La legge contro le moschee

1 Ottobre 2016
Foto Roberto Pili

Foto Roberto Pili

Gianfranca Fois

In questi giorni anche la Liguria ha approvato (in linea con Lombardia e Veneto) la così detta legge anti-moschee, incuranti dell’articolo 3 della Costituzione ma soprattutto dell’articolo 8: Tutte le confessioni religiose sono egualmente libere davanti alla legge. Le confessioni religiose diverse dalla cattolica hanno diritto di organizzarsi secondo i propri statuti, in quanto non contrastino con l’ordinamento giuridico italiano.

Mentre l’articolo 19 recita: tutti hanno diritto di professare liberamente la propria fede religiosa in qualsiasi forma, individuale e associata, di farne propaganda e di esercitarne in privato o in pubblico il culto, purché non si tratti di riti contrari al buon costume.

Aveva iniziato nel gennaio 2015 la giunta di centro-destra lombarda approvando una legge regionale, fortemente voluta dalla Lega Nord, che prevede regole più severe per poter aprire nuovi luoghi di culto per tutte le confessioni, norme riguardanti però in particolar modo le comunità musulmane che chiedono di regolarizzare l’apertura di moschee e che non hanno firmato un’intesa con lo stato. Per poter aprire nuovi edifici di culto, secondo la legge, bisogna garantire che sorgano a una distanza minima determinata dagli altri, devono avere un superficie di parcheggi almeno doppia rispetto a quella dell’edificio, devono avere congruità architettonica e dimensionale con le “caratteristiche generali e peculiari del paesaggio lombardo” così come individuate nel Piano territoriale regionale. Insomma niente moschee, pagode, templi indù…

Devono dotarsi di un sistema di videocamere all’esterno, con onere a carico dei richiedenti, collegato con gli uffici delle forze dell’ordine. Viene inoltre messa a carico delle comunità richiedenti anche la costruzione delle infrastrutture urbane necessarie. Simili provvedimenti quindi colpiscono soprattutto le comunità religiose di migranti che essendo minoritarie avrebbero invece necessità di maggiori tutele e di costruire edifici di culto. Comunità povere che non possono certo assumersi simili spese a cui viene così tolta la possibilità di riunirsi in luoghi dignitosi. Inoltre i Comuni potranno anche indire referendum consultivi per l’apertura mentre i controlli burocratici, lunghi e complessi, per ottenere l’approvazione lasciano un ampio margine di discrezionalità e arbitrio alla pubblica amministrazione (Regioni e Comuni).
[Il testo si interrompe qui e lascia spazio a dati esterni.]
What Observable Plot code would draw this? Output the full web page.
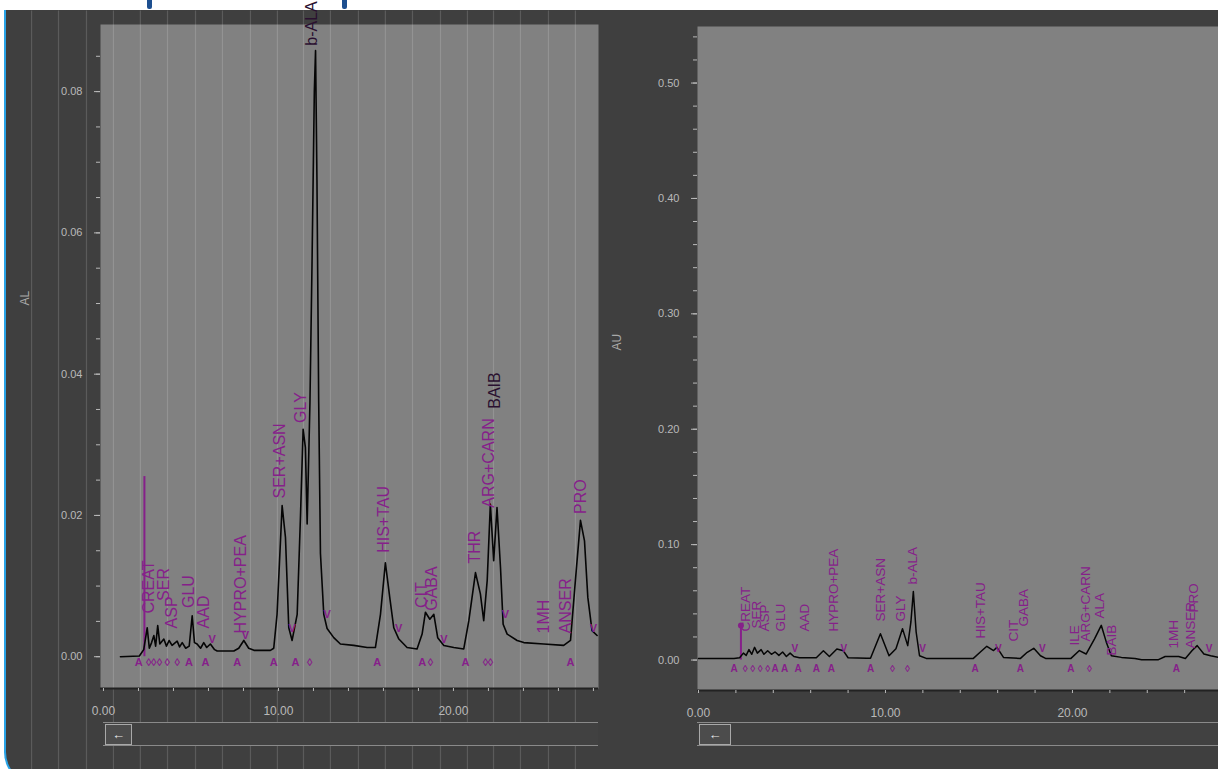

Questa normativa è stata dichiarata incostituzionale dalla Consulta nel marzo di quest’anno. Ciò non ha però impedito che un’analoga normativa venisse approvata ad aprile dalla giunta di centro-destra del Veneto e ora anche dalla regione Liguria sempre ad opera di una giunta di centro-destra nonostante l’articolo 117 della Costituzione attribuisca allo Stato la legislazione sui rapporti tra la Repubblica e le confessioni religiose. E’ fondata quindi la preoccupazione anche di altri gruppi religiosi che si tratti di norme lesive della libertà di culto e quindi della democrazia.

Si introducono norme urbanistiche solo per limitare l’esercizio della libertà di culto, facendolo sfumare in un problema di sicurezza e di ordine pubblico. La regione Veneto ha mantenuto lo stesso impianto della Lombardia ma ha furbescamente esteso a tutte le confessioni (compresa la cattolica) questa normativa e ha relegato la costruzione di edifici di culto alla zona F, cioè alle aree più periferiche, comparandoli a centri commerciali, palestre ecc.

Nel testo c’è inoltre l’indicazione che per le attività “non strettamente connesse alle pratiche rituali del culto” si debba usare la lingua italiana. Come si vede si tratta di un insieme di norme urbanistiche e linguistiche che lungi dal promuovere l’integrazione dei vari gruppi religiosi con la “nostra cultura e i nostri principi”, come dichiarato, marginalizza ancora di più le comunità, spingendole fuori dai luoghi della vita comunitaria, dalla possibilità del confronto e dell’interazione.

Penso sia necessario a questo punto che la politica e i nostri legislatori intervengano in modo chiaro perché i principi costituzionali vengano promossi e praticati e venga garantita a tutti la libertà di culto in tutte le sue articolazioni, vengano superati tutti gli impedimenti e gli ostacoli presenti nei Patti Lateranensi, del 1929 e del 1984, che regolano i rapporti con la Chiesa cattolica e che si arrivi ad una legge che sia valida per tutte le religioni perché è inammissibile che nel nostro paese possano esserci discriminazione fra chi professa credi diversi.